Moody's Investors Services Inc. said it was still studying the decision, primarily for its potential impact on MBS backed by second mortgages. But a Moody's staff official cited comments several weeks ago which said that, "if the court affirms the decision, the bankruptcy cramdown risk in mortgage pass-throughs will be decreased substantially."

Fitch said it was studying a reduction in the borrower reserve requirement because the high court not only ruled in favor of investors in Nobelman, it also had ruled in a 1992 decision, Dewsnup vs. Timm that cramdown was not available under Chapter 7 filings.

Therefore, protection under bankruptcy laws for first mortgages on a debtor's principal residence are available only under Chapter 11 filings. But, Fitch said, "Chapter 11 filings across the country last year represented only .35% of all individual filings, and only three more cases than in 1991."

Fitch's also noted that Rep.

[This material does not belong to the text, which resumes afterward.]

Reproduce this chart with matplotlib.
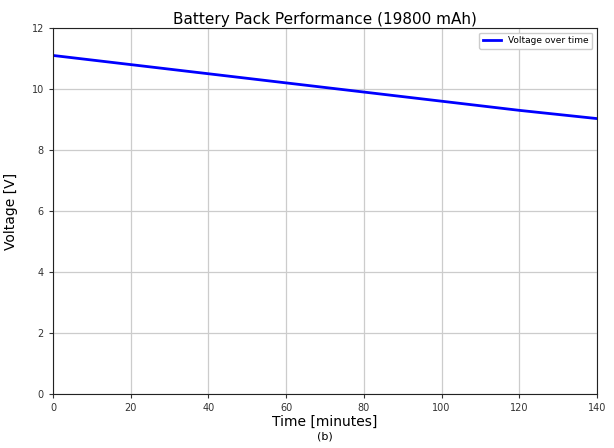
import matplotlib.pyplot as plt

time_min = [0, 20, 40, 60, 80, 100, 120, 140]
voltage = [11.1, 10.8, 10.5, 10.2, 9.9, 9.6, 9.3, 9.03]

x_ticks = [0, 20, 40, 60, 80, 100, 120, 140]
y_ticks = [0, 2, 4, 6, 8, 10, 12]

fig = plt.figure(figsize=(6.14, 4.48), dpi=100)
ax = fig.add_axes([53 / 614, 1 - 394 / 448, 544 / 614, 366 / 448])

ax.plot(time_min, voltage, color="blue", linewidth=2, label="Voltage over time")

ax.set_xlim(0, 140)
ax.set_ylim(0, 12)
ax.set_xticks(x_ticks)
ax.set_yticks(y_ticks)
ax.tick_params(labelsize=7, length=3, colors="#333333")
ax.grid(True, color="#cccccc", linewidth=0.9)

ax.set_title("Battery Pack Performance (19800 mAh)", fontsize=11, pad=3)
ax.set_xlabel("Time [minutes]", fontsize=10, labelpad=1)
ax.text(0.5, -0.103, "(b)", transform=ax.transAxes, ha="center", va="top", fontsize=8)
ax.set_ylabel("Voltage [V]", fontsize=10, labelpad=10)
ax.legend(loc="upper right", fontsize=6.5, handlelength=2, framealpha=1)

for s in ax.spines.values():
    s.set_color("#222222")

fig.savefig("out.png", dpi=100)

Mike Synar, D-Okla., recently introduced legislation that would make filing under Chapter 13 available to almost all individual debtors. It would do that by increasing the total debt limit for an individual to $1 million from its current cap of $350,000 secured debt and $100,000 unsecurred debt. Individuals with greater total debt and may not file under Chapter 13, but must choose between Chapter 7 and Chapter 11.

"Therefore, this legislation, if adopted, is likely to prevent significant increases in Chapter 11 filings by individuals," Fitch said. "Moreover, the Synar bill would expressly prohibit cramdown of first mortgages on primary residences under Chapter 13."

Covering the Chapter 11 loophole is a primary objective in the bankruptcy bill of the Federal National Mortgage Association, said Dean S. Cooper, associate general counsel. Otherwise, he said, the guarantor "is very happy with the Nobelman result. Those filing for Chapter 13 can no longer make the cramdown argument for residential home mortgages."

But there remains some division as to whether the ruling also applies to second mortgages. The issue was raised during oral arguments before the court but was not mentioned in the court's unanimous decision.

"It says ~mortgage'." said Michael Crotty, deputy general counsel for litigation for the American Bankers Association in Washington. "That's incredibly good news. In light of the serious concerns that some of the justices expressed during the oral arguments, we think that if they wished to preserve the question of second mortgages to a case actually presenting such situation, they probably would have said so, at least in a footnote."

"Silence means the court deliberately didn't want to comment or saw it as irrelevant," said Roy Englert, a partner in the Washington bankruptcy practice of Mayer, Platt & Brown. "Therefore, it is not safe to comment with full authority on the potential impact of the court's decision on second mortgages."

However, he added, "my own view is that the statute gives the same status to holders of second mortgages as it does to first mortgages." Englert also said he is somewhat surprised at the strength of the court's decision.

The practical effect was to reinstate the full mortgage obligation of Leonard and Harriet Nobelman for their Dallas condominium. Another case in the 9th Circuit, which the Supreme Court had been asked to review, is also likely to be overturned.

However, losses to banking institutions or MBS stemming from In re Bellamy in the 2nd Circuit, In re Hart in the 10th Circuit, Wilson vs. Commonwealth in the 3rd Circuit and In re Hoagland, in the 9th Circuit will not be changed because those bankruptcy cases are final rulings.

The decision rejects current law in four appellate court circuits that had ruled that those in bankruptcy could, under the bankruptcy law. split, or bifurcate, to the chagrin of lenders.

"For the part of the banking industry involved in home mortgages, it is a powerful holding," Englert said. "It puts the mortgagor in line ahead of other creditors by ruling that a mortgage holder has an unalterable right to the mortgage securing the loan."

The ruling also says that in most cases state law is controlling in determining the property rights in the assets of a bankrupt's estate."

"This unanimous decision vindicates the assumptions lenders had until the novel argument of bifurcation was first adopted in the 9th circuit in 1989," said Robert McKew, general counsel of the American Financial Services Association in Washington. "The argument was irrational from the beginning."

He added that the latest decision "will lend further stability to the mortgage market."